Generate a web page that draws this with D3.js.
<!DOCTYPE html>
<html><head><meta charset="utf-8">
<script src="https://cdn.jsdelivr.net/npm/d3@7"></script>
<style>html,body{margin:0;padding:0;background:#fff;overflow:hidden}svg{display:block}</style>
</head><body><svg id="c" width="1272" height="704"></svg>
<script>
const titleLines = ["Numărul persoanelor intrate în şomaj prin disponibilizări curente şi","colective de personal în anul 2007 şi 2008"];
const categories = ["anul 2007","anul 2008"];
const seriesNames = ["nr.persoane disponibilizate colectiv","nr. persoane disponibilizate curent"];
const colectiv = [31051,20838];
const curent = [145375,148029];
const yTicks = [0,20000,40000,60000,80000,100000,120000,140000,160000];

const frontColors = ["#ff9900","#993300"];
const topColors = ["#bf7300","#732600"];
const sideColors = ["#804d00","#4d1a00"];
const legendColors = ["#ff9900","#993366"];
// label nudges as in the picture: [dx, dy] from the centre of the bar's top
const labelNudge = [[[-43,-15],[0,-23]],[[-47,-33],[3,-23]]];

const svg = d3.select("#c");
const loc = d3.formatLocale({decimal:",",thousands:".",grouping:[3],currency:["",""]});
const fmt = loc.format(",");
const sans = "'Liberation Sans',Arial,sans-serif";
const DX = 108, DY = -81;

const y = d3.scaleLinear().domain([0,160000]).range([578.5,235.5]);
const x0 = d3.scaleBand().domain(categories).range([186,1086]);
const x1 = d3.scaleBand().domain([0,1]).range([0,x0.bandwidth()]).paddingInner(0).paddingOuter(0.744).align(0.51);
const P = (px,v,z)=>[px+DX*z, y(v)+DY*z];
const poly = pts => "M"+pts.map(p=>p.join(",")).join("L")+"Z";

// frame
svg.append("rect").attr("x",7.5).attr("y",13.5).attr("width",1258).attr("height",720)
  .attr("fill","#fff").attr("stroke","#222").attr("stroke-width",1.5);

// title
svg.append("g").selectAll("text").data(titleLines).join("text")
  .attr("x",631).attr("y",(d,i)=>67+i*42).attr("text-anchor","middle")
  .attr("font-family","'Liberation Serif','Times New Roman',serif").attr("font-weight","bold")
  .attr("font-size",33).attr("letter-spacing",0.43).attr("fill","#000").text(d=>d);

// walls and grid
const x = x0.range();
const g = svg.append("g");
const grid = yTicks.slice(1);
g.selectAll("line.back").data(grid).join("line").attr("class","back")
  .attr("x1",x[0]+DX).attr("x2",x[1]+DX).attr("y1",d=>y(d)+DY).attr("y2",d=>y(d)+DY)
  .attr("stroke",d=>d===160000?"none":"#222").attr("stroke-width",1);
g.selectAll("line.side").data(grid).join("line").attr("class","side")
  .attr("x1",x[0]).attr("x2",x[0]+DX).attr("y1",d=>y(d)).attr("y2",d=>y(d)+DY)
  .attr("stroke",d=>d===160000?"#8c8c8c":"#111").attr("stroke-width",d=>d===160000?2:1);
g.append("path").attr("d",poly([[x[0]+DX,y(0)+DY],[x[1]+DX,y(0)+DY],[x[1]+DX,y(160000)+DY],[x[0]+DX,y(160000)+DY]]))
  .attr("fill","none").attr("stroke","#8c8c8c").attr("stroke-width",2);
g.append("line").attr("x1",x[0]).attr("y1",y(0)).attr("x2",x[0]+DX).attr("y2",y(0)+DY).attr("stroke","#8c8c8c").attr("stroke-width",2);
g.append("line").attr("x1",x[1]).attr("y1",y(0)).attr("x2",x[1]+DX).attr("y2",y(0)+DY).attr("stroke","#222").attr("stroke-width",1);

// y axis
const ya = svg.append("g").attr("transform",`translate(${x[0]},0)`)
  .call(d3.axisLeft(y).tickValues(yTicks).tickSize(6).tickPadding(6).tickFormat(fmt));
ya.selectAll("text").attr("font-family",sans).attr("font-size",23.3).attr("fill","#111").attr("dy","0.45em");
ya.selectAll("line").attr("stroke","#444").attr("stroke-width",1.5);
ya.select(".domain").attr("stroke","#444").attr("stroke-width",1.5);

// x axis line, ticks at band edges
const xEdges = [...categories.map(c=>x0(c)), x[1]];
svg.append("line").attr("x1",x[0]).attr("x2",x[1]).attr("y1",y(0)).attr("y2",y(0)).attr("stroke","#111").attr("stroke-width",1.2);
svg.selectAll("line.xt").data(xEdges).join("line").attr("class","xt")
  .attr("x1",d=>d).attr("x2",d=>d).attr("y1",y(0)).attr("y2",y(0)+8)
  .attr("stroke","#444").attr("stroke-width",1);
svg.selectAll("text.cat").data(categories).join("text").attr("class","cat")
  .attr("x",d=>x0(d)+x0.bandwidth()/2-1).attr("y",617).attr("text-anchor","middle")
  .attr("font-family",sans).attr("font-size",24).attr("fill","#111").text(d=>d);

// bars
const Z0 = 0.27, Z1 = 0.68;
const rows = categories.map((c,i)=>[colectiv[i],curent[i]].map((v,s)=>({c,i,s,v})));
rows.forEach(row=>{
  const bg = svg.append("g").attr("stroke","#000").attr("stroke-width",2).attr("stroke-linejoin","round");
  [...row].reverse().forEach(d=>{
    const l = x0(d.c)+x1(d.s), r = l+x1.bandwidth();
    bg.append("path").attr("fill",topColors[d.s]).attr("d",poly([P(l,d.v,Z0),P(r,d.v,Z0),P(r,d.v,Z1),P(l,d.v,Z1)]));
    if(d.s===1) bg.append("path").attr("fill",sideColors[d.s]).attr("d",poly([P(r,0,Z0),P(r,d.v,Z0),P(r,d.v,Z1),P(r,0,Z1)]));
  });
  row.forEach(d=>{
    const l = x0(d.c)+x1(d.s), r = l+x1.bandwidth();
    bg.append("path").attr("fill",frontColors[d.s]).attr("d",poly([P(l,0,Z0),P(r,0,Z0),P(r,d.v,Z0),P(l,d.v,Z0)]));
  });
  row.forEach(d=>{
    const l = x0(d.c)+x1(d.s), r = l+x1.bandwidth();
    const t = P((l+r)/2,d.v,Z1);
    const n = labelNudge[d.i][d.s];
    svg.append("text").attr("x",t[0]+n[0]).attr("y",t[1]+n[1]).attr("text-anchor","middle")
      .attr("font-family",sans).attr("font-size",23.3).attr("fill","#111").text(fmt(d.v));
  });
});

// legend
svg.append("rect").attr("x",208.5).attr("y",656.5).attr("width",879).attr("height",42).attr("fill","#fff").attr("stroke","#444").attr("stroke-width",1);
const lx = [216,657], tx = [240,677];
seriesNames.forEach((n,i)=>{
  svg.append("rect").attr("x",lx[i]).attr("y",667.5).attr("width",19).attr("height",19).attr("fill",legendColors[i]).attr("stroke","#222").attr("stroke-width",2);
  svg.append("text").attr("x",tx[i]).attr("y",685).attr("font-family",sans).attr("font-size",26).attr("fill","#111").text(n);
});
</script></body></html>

* * * *

▶ **Required task**: Your task is to repeat the data exactly, with nothing left out.

▶ **Written answer**:
Generate a web page that draws this with D3.js.
<!DOCTYPE html>
<html><head><meta charset="utf-8">
<script src="https://cdn.jsdelivr.net/npm/d3@7"></script>
<style>html,body{margin:0;padding:0;background:#fff;overflow:hidden}svg{display:block}</style>
</head><body><svg id="c" width="1272" height="704"></svg>
<script>
const titleLines = ["Numărul persoanelor intrate în şomaj prin disponibilizări curente şi","colective de personal în anul 2007 şi 2008"];
const categories = ["anul 2007","anul 2008"];
const seriesNames = ["nr.persoane disponibilizate colectiv","nr. persoane disponibilizate curent"];
const colectiv = [31051,20838];
const curent = [145375,148029];
const yTicks = [0,20000,40000,60000,80000,100000,120000,140000,160000];

const frontColors = ["#ff9900","#993300"];
const topColors = ["#bf7300","#732600"];
const sideColors = ["#804d00","#4d1a00"];
const legendColors = ["#ff9900","#993366"];
// label nudges as in the picture: [dx, dy] from the centre of the bar's top
const labelNudge = [[[-43,-15],[0,-23]],[[-47,-33],[3,-23]]];

const svg = d3.select("#c");
const loc = d3.formatLocale({decimal:",",thousands:".",grouping:[3],currency:["",""]});
const fmt = loc.format(",");
const sans = "'Liberation Sans',Arial,sans-serif";
const DX = 108, DY = -81;

const y = d3.scaleLinear().domain([0,160000]).range([578.5,235.5]);
const x0 = d3.scaleBand().domain(categories).range([186,1086]);
const x1 = d3.scaleBand().domain([0,1]).range([0,x0.bandwidth()]).paddingInner(0).paddingOuter(0.744).align(0.51);
const P = (px,v,z)=>[px+DX*z, y(v)+DY*z];
const poly = pts => "M"+pts.map(p=>p.join(",")).join("L")+"Z";

// frame
svg.append("rect").attr("x",7.5).attr("y",13.5).attr("width",1258).attr("height",720)
  .attr("fill","#fff").attr("stroke","#222").attr("stroke-width",1.5);

// title
svg.append("g").selectAll("text").data(titleLines).join("text")
  .attr("x",631).attr("y",(d,i)=>67+i*42).attr("text-anchor","middle")
  .attr("font-family","'Liberation Serif','Times New Roman',serif").attr("font-weight","bold")
  .attr("font-size",33).attr("letter-spacing",0.43).attr("fill","#000").text(d=>d);

// walls and grid
const x = x0.range();
const g = svg.append("g");
const grid = yTicks.slice(1);
g.selectAll("line.back").data(grid).join("line").attr("class","back")
  .attr("x1",x[0]+DX).attr("x2",x[1]+DX).attr("y1",d=>y(d)+DY).attr("y2",d=>y(d)+DY)
  .attr("stroke",d=>d===160000?"none":"#222").attr("stroke-width",1);
g.selectAll("line.side").data(grid).join("line").attr("class","side")
  .attr("x1",x[0]).attr("x2",x[0]+DX).attr("y1",d=>y(d)).attr("y2",d=>y(d)+DY)
  .attr("stroke",d=>d===160000?"#8c8c8c":"#111").attr("stroke-width",d=>d===160000?2:1);
g.append("path").attr("d",poly([[x[0]+DX,y(0)+DY],[x[1]+DX,y(0)+DY],[x[1]+DX,y(160000)+DY],[x[0]+DX,y(160000)+DY]]))
  .attr("fill","none").attr("stroke","#8c8c8c").attr("stroke-width",2);
g.append("line").attr("x1",x[0]).attr("y1",y(0)).attr("x2",x[0]+DX).attr("y2",y(0)+DY).attr("stroke","#8c8c8c").attr("stroke-width",2);
g.append("line").attr("x1",x[1]).attr("y1",y(0)).attr("x2",x[1]+DX).attr("y2",y(0)+DY).attr("stroke","#222").attr("stroke-width",1);

// y axis
const ya = svg.append("g").attr("transform",`translate(${x[0]},0)`)
  .call(d3.axisLeft(y).tickValues(yTicks).tickSize(6).tickPadding(6).tickFormat(fmt));
ya.selectAll("text").attr("font-family",sans).attr("font-size",23.3).attr("fill","#111").attr("dy","0.45em");
ya.selectAll("line").attr("stroke","#444").attr("stroke-width",1.5);
ya.select(".domain").attr("stroke","#444").attr("stroke-width",1.5);

// x axis line, ticks at band edges
const xEdges = [...categories.map(c=>x0(c)), x[1]];
svg.append("line").attr("x1",x[0]).attr("x2",x[1]).attr("y1",y(0)).attr("y2",y(0)).attr("stroke","#111").attr("stroke-width",1.2);
svg.selectAll("line.xt").data(xEdges).join("line").attr("class","xt")
  .attr("x1",d=>d).attr("x2",d=>d).attr("y1",y(0)).attr("y2",y(0)+8)
  .attr("stroke","#444").attr("stroke-width",1);
svg.selectAll("text.cat").data(categories).join("text").attr("class","cat")
  .attr("x",d=>x0(d)+x0.bandwidth()/2-1).attr("y",617).attr("text-anchor","middle")
  .attr("font-family",sans).attr("font-size",24).attr("fill","#111").text(d=>d);

// bars
const Z0 = 0.27, Z1 = 0.68;
const rows = categories.map((c,i)=>[colectiv[i],curent[i]].map((v,s)=>({c,i,s,v})));
rows.forEach(row=>{
  const bg = svg.append("g").attr("stroke","#000").attr("stroke-width",2).attr("stroke-linejoin","round");
  [...row].reverse().forEach(d=>{
    const l = x0(d.c)+x1(d.s), r = l+x1.bandwidth();
    bg.append("path").attr("fill",topColors[d.s]).attr("d",poly([P(l,d.v,Z0),P(r,d.v,Z0),P(r,d.v,Z1),P(l,d.v,Z1)]));
    if(d.s===1) bg.append("path").attr("fill",sideColors[d.s]).attr("d",poly([P(r,0,Z0),P(r,d.v,Z0),P(r,d.v,Z1),P(r,0,Z1)]));
  });
  row.forEach(d=>{
    const l = x0(d.c)+x1(d.s), r = l+x1.bandwidth();
    bg.append("path").attr("fill",frontColors[d.s]).attr("d",poly([P(l,0,Z0),P(r,0,Z0),P(r,d.v,Z0),P(l,d.v,Z0)]));
  });
  row.forEach(d=>{
    const l = x0(d.c)+x1(d.s), r = l+x1.bandwidth();
    const t = P((l+r)/2,d.v,Z1);
    const n = labelNudge[d.i][d.s];
    svg.append("text").attr("x",t[0]+n[0]).attr("y",t[1]+n[1]).attr("text-anchor","middle")
      .attr("font-family",sans).attr("font-size",23.3).attr("fill","#111").text(fmt(d.v));
  });
});

// legend
svg.append("rect").attr("x",208.5).attr("y",656.5).attr("width",879).attr("height",42).attr("fill","#fff").attr("stroke","#444").attr("stroke-width",1);
const lx = [216,657], tx = [240,677];
seriesNames.forEach((n,i)=>{
  svg.append("rect").attr("x",lx[i]).attr("y",667.5).attr("width",19).attr("height",19).attr("fill",legendColors[i]).attr("stroke","#222").attr("stroke-width",2);
  svg.append("text").attr("x",tx[i]).attr("y",685).attr("font-family",sans).attr("font-size",26).attr("fill","#111").text(n);
});
</script></body></html>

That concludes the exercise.